With regard to the question of the abolition of customary adoption, I would like to say two things. There is a general argument which the House will be able to appreciate. It is this. A Code is inconsistent with customary law. That is a fundamental proposition. If you allow a Code to remain and at the same time permit custom to grow and custom to plead against the Code, there is no purpose in having a Code at all, because a custom can always eat into the Code and make the Code null and void. With regard to this particular matter of customary adoption such as Krithrim adoption, Godha adoption and Dwaimushayan adoption, my submission is this, that these are really not adoption at all. As the Privy Council in one of its rulings has definitely stated, adoption is purely a religious affair. The getting of property by the adopted son is a secondary matter. He may get property, he may not get property, and even though he may not get property his adoption from a religious point of view may be valid. Therefore, my submission is this, that all these customary adoptions are nothing else but devices to keep property within the two families which enter into this bargain, and in my judgement, since we have passed the Constitution and included in the Directive Principles one article saying that the State should take steps not to allow property being concentrated in the hands of one or a few, such devices like the Dwaimushayan where two parties merely agree to share the property and keep it with them ought not to be tolerated. Besides, there is no reason why parties who want to make a genuine adoption should not conform to the rules and regulations regarding the Dattaka adoption which is permitted by the law.

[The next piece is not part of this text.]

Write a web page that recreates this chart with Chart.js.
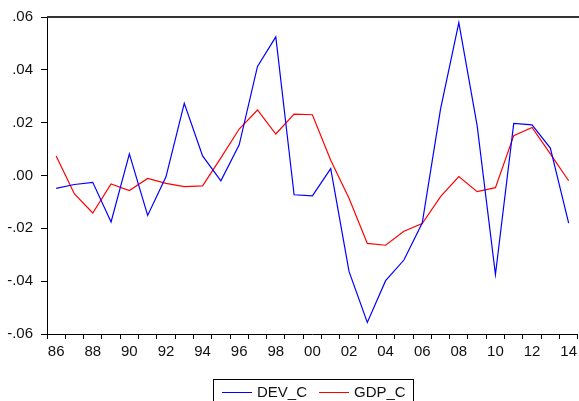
<!DOCTYPE html>
<html>
<head>
<meta charset="utf-8">
<script src="https://cdn.jsdelivr.net/npm/chart.js@4/dist/chart.umd.min.js"></script>
<style>
  html, body { margin: 0; padding: 0; background: #fff; }
  #wrap { width: 579px; height: 401px; overflow: hidden; }
  canvas { display: block; }
</style>
</head>
<body>
<div id="wrap"><canvas id="chart" width="581" height="401"></canvas></div>
<script>
var years = ['86','87','88','89','90','91','92','93','94','95','96','97','98','99',
             '00','01','02','03','04','05','06','07','08','09','10','11','12','13','14'];

var devC = [-0.0049, -0.0034, -0.0026, -0.0176, 0.0082, -0.0151, -0.0005, 0.0273, 0.0074, -0.0020,
            0.0116, 0.0413, 0.0525, -0.0073, -0.0077, 0.0026, -0.0363, -0.0556, -0.0398, -0.0320,
            -0.0180, 0.0251, 0.0579, 0.0189, -0.0375, 0.0197, 0.0192, 0.0104, -0.0180];

var gdpC = [0.0074, -0.0070, -0.0142, -0.0032, -0.0057, -0.0011, -0.0030, -0.0042, -0.0039, 0.0067,
            0.0176, 0.0248, 0.0157, 0.0232, 0.0230, 0.0058, -0.0086, -0.0257, -0.0264, -0.0211,
            -0.0182, -0.0080, -0.0004, -0.0061, -0.0046, 0.0151, 0.0182, 0.0082, -0.0020];

var seriesNames = ['DEV_C', 'GDP_C'];
var seriesColors = ['#0000ff', '#ff0000'];

var FONT = { family: '"Liberation Sans", Arial, sans-serif', size: 15 };

// top frame line (EViews style box, right side runs off the picture)
var framePlugin = {
    id: 'frame',
    afterDraw: function (chart) {
        var ctx = chart.ctx, a = chart.chartArea;
        ctx.save();
        ctx.strokeStyle = '#333';
        ctx.lineWidth = 2;
        ctx.beginPath();
        ctx.moveTo(a.left, a.top);
        ctx.lineTo(chart.width, a.top);
        ctx.stroke();
        ctx.restore();
    }
};

// boxed legend at the bottom
var boxLegend = {
    id: 'boxLegend',
    afterDraw: function (chart) {
        var ctx = chart.ctx;
        ctx.save();
        ctx.strokeStyle = '#000';
        ctx.lineWidth = 1;
        ctx.strokeRect(213.5, 379.5, 200, 30);
        ctx.font = FONT.size + 'px ' + FONT.family;
        ctx.textBaseline = 'middle';
        ctx.fillStyle = '#111';
        var y = 392.5;
        var xs = [222, 319];
        chart.data.datasets.forEach(function (ds, i) {
            ctx.strokeStyle = ds.borderColor;
            ctx.beginPath();
            ctx.moveTo(xs[i], y);
            ctx.lineTo(xs[i] + 30, y);
            ctx.stroke();
            ctx.fillText(ds.label, xs[i] + 35, y);
        });
        ctx.restore();
    }
};

new Chart(document.getElementById('chart').getContext('2d'), {
    type: 'line',
    data: {
        labels: years,
        datasets: [
            { label: seriesNames[0], data: devC, borderColor: seriesColors[0], backgroundColor: seriesColors[0],
              borderWidth: 1.2, pointRadius: 0, tension: 0 },
            { label: seriesNames[1], data: gdpC, borderColor: seriesColors[1], backgroundColor: seriesColors[1],
              borderWidth: 1.2, pointRadius: 0, tension: 0 }
        ]
    },
    options: {
        responsive: false,
        animation: false,
        events: [],
        layout: { padding: { top: 13, right: 0, bottom: 42, left: 0 } },
        plugins: { legend: { display: false }, tooltip: { enabled: false } },
        scales: {
            x: {
                offset: true,
                grid: { offset: true, drawOnChartArea: false, drawTicks: true, tickLength: 5, color: '#000' },
                border: { display: true, color: '#000', width: 1 },
                ticks: {
                    autoSkip: false, maxRotation: 0, padding: 4, color: '#111', font: FONT,
                    callback: function (v, i) { return i % 2 === 0 ? years[i] : ''; }
                },
                afterFit: function (s) { s.height = 25; }
            },
            y: {
                min: -0.06, max: 0.06,
                grid: { drawOnChartArea: false, drawTicks: true, tickLength: 6, color: '#000' },
                border: { display: true, color: '#000', width: 1 },
                ticks: {
                    stepSize: 0.02, padding: 8, color: '#111', font: FONT,
                    callback: function (v) {
                        if (Math.abs(v) < 1e-9) return '.00';
                        return v.toFixed(2).replace('0.', '.');
                    }
                },
                afterFit: function (s) { s.width = 47; }
            }
        }
    },
    plugins: [framePlugin, boxLegend]
});
</script>
</body>
</html>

Mr. Deputy Speaker: It is now one o'clock. The honourable Minister may continue after Lunch.

The Assembly then adjourned for Lunch till half Past Two of the Clock.



The Assembly re-assembled after Lunch at Half Past Two of the Clock, Mr. Deputy Speaker (Shri M. Ananthasayanam Ayyangar) in the Chair.

The Honourable Dr. B. R. Ambedkar: I want not to take up the points of controversy relating to the topic of co-parcenary law. The question is raised: Why does the Bill wish to seek to abolish the co-parcenary which is prescribed by what is called the Mitakshara law ? Now, Sir, having applied my mind in the best way I can for the proper exposition of this subjects, I think this is a question which required to be considered from three different points of view. One is how large a volume of property is included within the ambit of what is called co-parcenary property. If the volume that is comprised within what is called co-parcenary property is a very large part of the property which a man in these days holds, then no doubt some serious attention will have to be paid to this question. Therefore, that is the first aspect of the question that one has to examine.

The second aspect that we have to consider with regard to the retention of what is called co-parcenary property is whether any coparcener had individually the right to alienate property. Thirdly, whether any cop-parcener has a right in himself to break up the coparcenary. Obviously, if the property included within the class of property called co-parcenary property is a small part of the property, different questions will arise. Similarly, if any co-parcener, under the present existing Hindu law, has already got the right to alienate his share in the property, then obviously, the question whether this law or this Bill is abrogating co-parcenary property would stand on a different footing. Similarly, if under the existing Hindu law a coparcener has an inherent right to break up a co-parcenary, then my submission is that the question that this Bill breaks up the co-parcenary becomes very much less momentous than is thought of by most members of the House as well as people outside.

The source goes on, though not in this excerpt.